What the task requires:
Extract the lines that carry the string "this" from the listing.

Material provided:

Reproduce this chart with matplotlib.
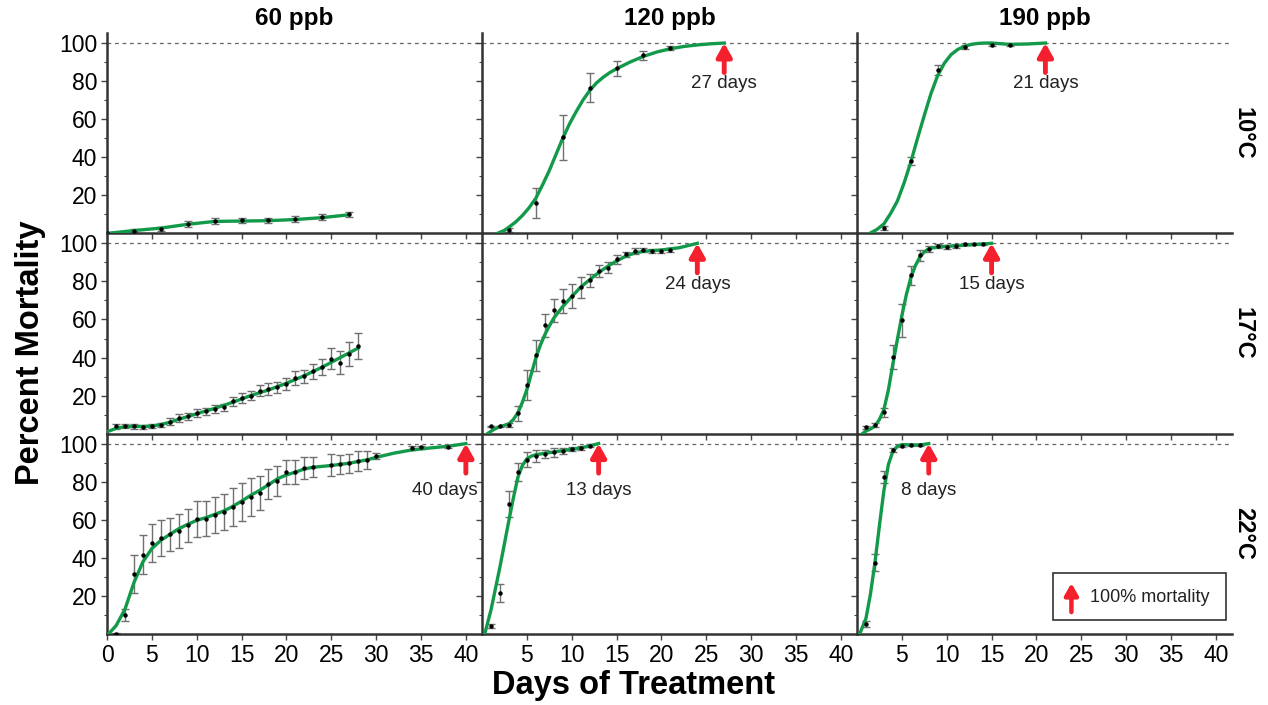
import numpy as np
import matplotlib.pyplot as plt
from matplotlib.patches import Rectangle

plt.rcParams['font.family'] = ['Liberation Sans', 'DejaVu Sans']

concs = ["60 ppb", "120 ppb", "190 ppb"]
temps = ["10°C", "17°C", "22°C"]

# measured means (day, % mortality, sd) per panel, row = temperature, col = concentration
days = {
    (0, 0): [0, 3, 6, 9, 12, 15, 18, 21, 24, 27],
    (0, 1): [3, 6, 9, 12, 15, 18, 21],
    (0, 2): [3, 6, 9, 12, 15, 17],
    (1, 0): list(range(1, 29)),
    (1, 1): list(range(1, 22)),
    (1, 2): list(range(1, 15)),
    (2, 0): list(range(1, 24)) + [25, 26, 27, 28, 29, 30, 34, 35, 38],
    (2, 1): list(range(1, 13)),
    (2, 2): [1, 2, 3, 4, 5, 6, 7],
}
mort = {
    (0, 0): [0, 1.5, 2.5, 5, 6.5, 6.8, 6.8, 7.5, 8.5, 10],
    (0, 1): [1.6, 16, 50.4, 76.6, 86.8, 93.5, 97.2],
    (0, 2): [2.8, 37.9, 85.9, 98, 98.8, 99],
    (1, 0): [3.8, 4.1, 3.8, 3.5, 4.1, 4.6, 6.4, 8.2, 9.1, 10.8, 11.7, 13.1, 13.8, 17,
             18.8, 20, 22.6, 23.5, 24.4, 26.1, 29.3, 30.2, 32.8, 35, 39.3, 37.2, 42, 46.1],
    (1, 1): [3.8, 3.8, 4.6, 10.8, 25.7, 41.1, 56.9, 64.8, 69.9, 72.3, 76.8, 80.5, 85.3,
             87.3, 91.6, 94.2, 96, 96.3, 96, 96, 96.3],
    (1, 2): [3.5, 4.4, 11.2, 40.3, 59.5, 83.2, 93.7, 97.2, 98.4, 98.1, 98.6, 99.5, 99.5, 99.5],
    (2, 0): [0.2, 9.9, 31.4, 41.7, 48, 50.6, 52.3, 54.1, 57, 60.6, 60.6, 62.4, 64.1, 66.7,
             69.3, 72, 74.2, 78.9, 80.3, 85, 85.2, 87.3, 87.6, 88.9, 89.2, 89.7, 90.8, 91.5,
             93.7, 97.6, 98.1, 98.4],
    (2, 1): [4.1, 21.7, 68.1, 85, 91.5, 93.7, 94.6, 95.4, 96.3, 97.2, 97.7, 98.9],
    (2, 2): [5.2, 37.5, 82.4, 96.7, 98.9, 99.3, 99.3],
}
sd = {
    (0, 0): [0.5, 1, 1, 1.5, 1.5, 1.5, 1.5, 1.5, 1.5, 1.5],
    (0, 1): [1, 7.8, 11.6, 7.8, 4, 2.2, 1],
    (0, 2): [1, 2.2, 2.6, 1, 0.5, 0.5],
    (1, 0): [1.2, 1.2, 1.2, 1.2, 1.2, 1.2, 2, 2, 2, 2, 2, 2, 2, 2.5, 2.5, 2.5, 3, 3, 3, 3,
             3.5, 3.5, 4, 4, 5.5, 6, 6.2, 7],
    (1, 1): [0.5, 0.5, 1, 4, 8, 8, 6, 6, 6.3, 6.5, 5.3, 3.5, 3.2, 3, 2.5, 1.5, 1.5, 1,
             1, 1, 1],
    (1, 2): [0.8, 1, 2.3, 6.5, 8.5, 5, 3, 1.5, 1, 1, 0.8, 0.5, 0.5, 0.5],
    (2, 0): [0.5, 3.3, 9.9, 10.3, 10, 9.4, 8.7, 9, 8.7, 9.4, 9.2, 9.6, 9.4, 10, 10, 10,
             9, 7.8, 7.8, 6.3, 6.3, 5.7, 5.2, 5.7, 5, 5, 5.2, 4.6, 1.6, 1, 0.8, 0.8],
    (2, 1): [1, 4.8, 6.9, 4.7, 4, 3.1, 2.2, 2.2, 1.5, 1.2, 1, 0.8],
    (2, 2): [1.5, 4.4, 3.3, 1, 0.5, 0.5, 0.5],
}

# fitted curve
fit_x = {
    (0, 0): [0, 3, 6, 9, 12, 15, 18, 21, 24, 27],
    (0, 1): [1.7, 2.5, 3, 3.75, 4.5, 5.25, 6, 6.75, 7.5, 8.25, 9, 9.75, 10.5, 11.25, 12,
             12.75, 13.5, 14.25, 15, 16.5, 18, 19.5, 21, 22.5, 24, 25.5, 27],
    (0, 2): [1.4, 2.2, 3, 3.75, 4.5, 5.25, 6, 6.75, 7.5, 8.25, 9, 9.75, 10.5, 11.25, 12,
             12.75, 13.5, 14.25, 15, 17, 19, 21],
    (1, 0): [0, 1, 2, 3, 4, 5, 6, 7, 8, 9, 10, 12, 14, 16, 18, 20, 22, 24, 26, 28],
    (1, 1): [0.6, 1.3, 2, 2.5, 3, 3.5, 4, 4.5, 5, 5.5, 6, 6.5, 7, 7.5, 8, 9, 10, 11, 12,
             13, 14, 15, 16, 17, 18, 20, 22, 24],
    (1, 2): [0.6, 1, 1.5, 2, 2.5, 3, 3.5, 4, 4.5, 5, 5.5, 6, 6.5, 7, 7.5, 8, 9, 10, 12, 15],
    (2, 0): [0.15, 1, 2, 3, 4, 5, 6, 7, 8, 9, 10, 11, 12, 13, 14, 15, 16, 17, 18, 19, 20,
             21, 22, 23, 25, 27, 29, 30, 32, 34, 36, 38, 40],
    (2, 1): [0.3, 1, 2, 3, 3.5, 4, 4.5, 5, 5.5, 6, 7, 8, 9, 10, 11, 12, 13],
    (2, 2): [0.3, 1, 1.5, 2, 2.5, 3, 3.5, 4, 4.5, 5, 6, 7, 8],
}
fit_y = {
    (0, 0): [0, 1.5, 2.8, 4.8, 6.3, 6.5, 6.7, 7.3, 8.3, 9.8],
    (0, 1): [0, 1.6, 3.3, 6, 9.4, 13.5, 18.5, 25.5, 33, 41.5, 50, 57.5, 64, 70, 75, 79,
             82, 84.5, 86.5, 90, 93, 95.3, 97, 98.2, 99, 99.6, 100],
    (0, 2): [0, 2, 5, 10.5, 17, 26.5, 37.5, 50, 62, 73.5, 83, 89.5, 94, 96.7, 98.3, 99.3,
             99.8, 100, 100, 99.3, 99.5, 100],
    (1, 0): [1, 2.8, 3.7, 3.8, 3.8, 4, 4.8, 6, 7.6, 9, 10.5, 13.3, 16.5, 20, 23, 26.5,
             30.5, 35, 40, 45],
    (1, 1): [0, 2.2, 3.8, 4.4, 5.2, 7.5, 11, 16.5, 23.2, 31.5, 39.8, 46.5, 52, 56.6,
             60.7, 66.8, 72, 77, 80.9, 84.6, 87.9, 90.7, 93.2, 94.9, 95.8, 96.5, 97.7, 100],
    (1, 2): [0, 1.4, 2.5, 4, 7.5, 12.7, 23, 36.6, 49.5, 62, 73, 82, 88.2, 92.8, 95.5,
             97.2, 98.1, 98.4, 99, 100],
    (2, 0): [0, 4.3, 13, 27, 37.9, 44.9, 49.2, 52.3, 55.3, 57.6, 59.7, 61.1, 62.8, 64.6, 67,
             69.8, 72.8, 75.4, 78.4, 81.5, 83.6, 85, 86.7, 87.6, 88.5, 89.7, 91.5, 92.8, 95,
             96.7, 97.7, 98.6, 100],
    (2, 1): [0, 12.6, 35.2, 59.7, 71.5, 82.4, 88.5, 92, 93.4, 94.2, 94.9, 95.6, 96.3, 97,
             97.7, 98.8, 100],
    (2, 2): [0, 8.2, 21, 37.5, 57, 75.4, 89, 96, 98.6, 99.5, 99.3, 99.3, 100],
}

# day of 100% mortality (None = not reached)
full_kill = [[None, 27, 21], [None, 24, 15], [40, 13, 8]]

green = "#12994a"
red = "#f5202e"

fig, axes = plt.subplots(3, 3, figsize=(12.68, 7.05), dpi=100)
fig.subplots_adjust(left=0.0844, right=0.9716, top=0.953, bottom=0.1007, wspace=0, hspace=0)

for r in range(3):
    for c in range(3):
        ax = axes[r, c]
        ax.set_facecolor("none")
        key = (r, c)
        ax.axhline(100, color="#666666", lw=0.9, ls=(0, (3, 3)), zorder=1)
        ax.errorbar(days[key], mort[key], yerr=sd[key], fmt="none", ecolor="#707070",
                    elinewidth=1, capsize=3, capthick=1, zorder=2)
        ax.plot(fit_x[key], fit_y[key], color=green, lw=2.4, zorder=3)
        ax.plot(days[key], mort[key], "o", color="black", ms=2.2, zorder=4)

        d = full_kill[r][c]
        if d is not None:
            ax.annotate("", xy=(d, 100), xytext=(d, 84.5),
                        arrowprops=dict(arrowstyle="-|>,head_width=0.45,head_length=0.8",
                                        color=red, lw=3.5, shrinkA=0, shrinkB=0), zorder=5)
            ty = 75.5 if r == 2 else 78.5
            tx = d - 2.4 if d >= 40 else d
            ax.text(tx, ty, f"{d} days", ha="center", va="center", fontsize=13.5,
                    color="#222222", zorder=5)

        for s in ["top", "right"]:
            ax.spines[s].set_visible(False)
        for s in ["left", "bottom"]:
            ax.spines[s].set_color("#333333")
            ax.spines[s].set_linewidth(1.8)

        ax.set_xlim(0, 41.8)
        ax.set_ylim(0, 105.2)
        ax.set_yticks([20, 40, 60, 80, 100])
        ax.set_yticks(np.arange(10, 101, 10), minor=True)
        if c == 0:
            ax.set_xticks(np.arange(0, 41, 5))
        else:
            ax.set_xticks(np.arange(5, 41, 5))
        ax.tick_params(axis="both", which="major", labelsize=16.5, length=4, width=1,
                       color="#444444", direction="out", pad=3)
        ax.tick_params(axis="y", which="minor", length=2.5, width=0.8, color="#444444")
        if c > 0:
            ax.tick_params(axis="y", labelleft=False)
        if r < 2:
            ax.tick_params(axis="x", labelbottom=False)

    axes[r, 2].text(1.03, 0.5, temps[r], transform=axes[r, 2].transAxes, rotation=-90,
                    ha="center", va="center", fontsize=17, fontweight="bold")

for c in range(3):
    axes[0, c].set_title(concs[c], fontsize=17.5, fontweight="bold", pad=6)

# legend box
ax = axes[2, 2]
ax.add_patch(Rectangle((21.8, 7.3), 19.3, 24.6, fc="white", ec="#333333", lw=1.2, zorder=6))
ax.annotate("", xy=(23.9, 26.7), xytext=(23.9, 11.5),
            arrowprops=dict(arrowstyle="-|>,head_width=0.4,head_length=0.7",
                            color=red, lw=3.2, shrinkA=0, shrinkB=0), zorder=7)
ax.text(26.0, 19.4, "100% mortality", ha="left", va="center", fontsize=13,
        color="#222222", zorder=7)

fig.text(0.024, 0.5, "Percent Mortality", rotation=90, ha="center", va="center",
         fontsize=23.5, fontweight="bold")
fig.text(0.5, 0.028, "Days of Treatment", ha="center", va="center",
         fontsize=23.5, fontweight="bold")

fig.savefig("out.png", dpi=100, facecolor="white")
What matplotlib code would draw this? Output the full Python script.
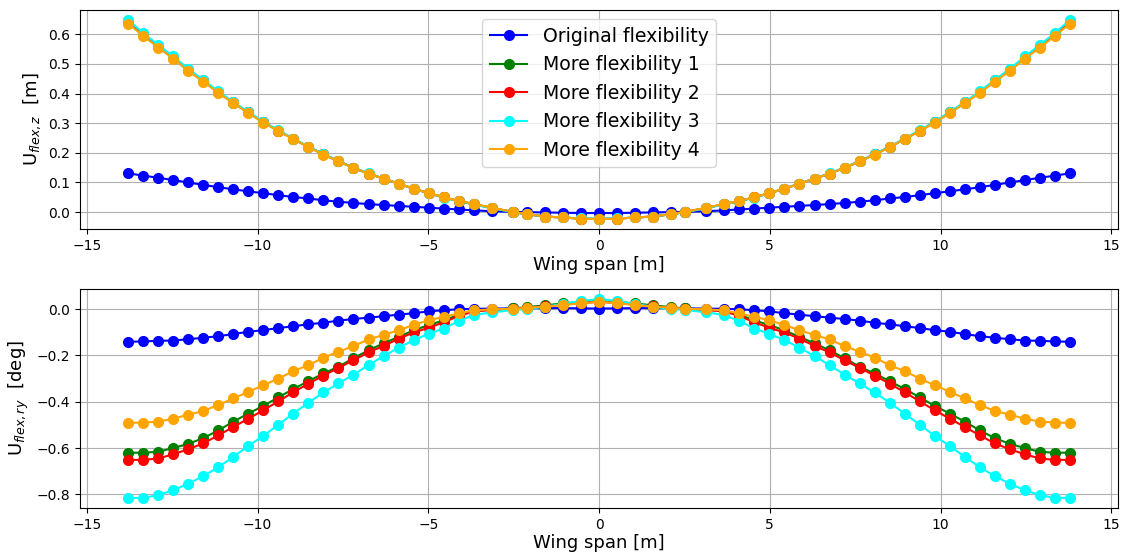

Full solution:
Reproduce this chart with matplotlib.
What matplotlib code would draw this? Output the full Python script.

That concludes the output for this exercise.